Since at least the 1930’s, asbestos companies and their insurers have been denying responsibility for the millions of deaths and illnesses caused by this deadly product. The Centers for Disease Control and Prevention report that roughly 3,000 people continue to die from mesothelioma and asbestosis every year, although some experts estimate the death toll is as high as 10,000 people per year when other types of asbestos-linked diseases and cancers are included..[3] The companies hid the dangers posed by asbestos exposure, lied about what they knew, fought against liability for the harms caused, tried to change the laws that held them responsible, and to this day, they still fight against banning asbestos in the U.S. The asbestos industry is not interested in transparency. This legislation is nothing but another attempt by the industry to avoid responsibility for the grave harms they have caused. We are asking you to stand with veterans and other cancer victims of the asbestos industry’s wrongdoing and oppose the FACT Act.

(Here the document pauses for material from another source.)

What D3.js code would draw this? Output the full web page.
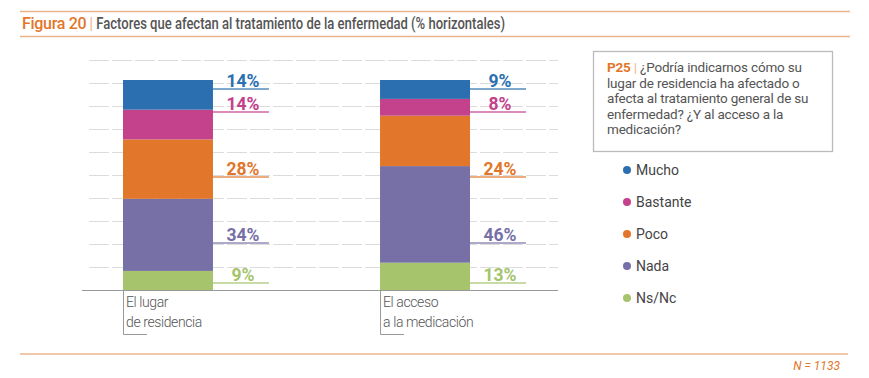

Thank you for your consideration of our views.
Alliance for Justice
Center for Justice & Democracy
Connecticut Center for Patient Safety
Consumer Action
Consumer Watchdog
Environmental Working Group Action Fund
National Association of Consumer Advocates
National Consumers League
OpentheGovernment.org
Public Citizen
U.S. PIRG
[1] See Letter from Douglas A. Campbell, Campbell & Levine, LLC, to Rep. Bob Goodlatte, Chairman, et al., H. Subcomm. on Regulatory Reform, Commercial and Antitrust Law of the H. Comm. on the Judiciary, (Mar. 20, 2013).
[2] UNITED STATES GOVERNMENT ACCOUNTABILITY OFFICE, REPORT TO THE CHAIRMAN, COMMITTEE ON THE JUDICIARY, HOUSE OF REPRESENTATIVES, ASBESTOS INJURY COMPENSATION: THE ROLE AND ADMINISTRATION OF ASBESTOS TRUSTS 23 (2011).